The community liaison is a pleasant chap called Themba, but we were basically free to walk and drive as much as we could along the Fever Tree lined pan.
Perhaps we were too late in summer or perhaps the water level had not dropped enough (probably a combination of the two), but there were no rarities about and we had to content ourselves with a lot of the usual suspects.
The African Jacana were particularly noticeable defending their territories and flying to-and-fro with their long legs dangling. There was a large flock of Spurwinged Goose on the pan and a few Whitewinged Tern in full black-bellied breeding plumage.

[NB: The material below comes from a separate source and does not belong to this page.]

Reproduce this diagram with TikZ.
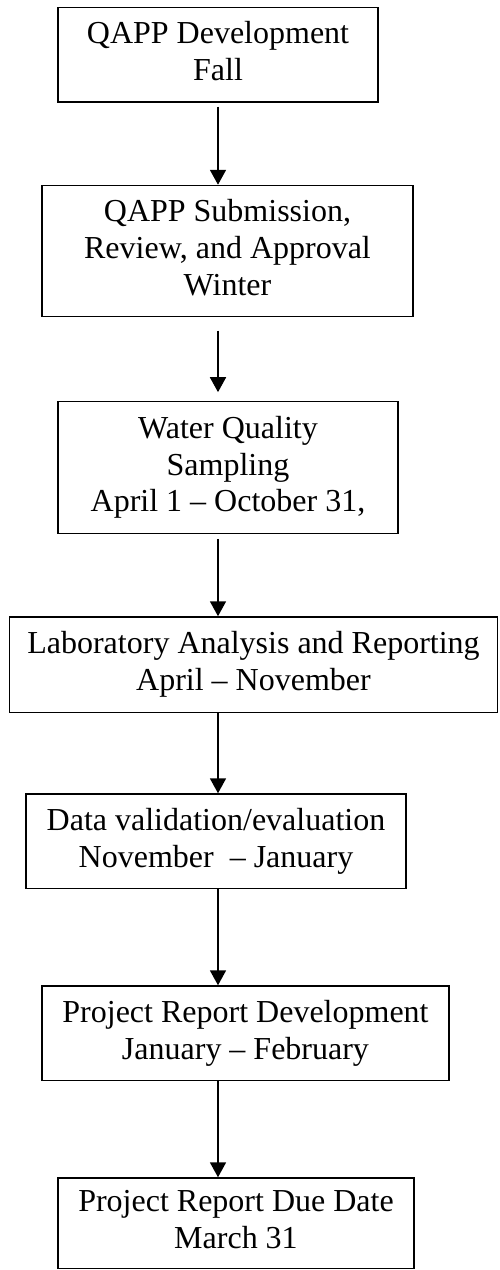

Our best sightings were Purple Heron (close to shore), a single Purple Gallinule, lots of Bluecheeked Bee-Eater swirling overhead, Pinkbacked Pelican and a fairly distant Malachite Kingfisher.
Away from the water, there is some good birding to be had in the acacia woodland and we saw Browncrowned Tchagra, Redbilled Quelea and Southern Boubou.
The community still use the pan a great deal for their daily needs, even with a pod of Hippopotamus grunting contentedly away less than a hundred metres from shore, but it is hoped they will see the worth of maintaining its reputation as a prime birding spot.
I’m sure they also derived some entertainment from watching my wife and I clamber and fall, in ungainly fashion, up and down the banks on the side of the main road!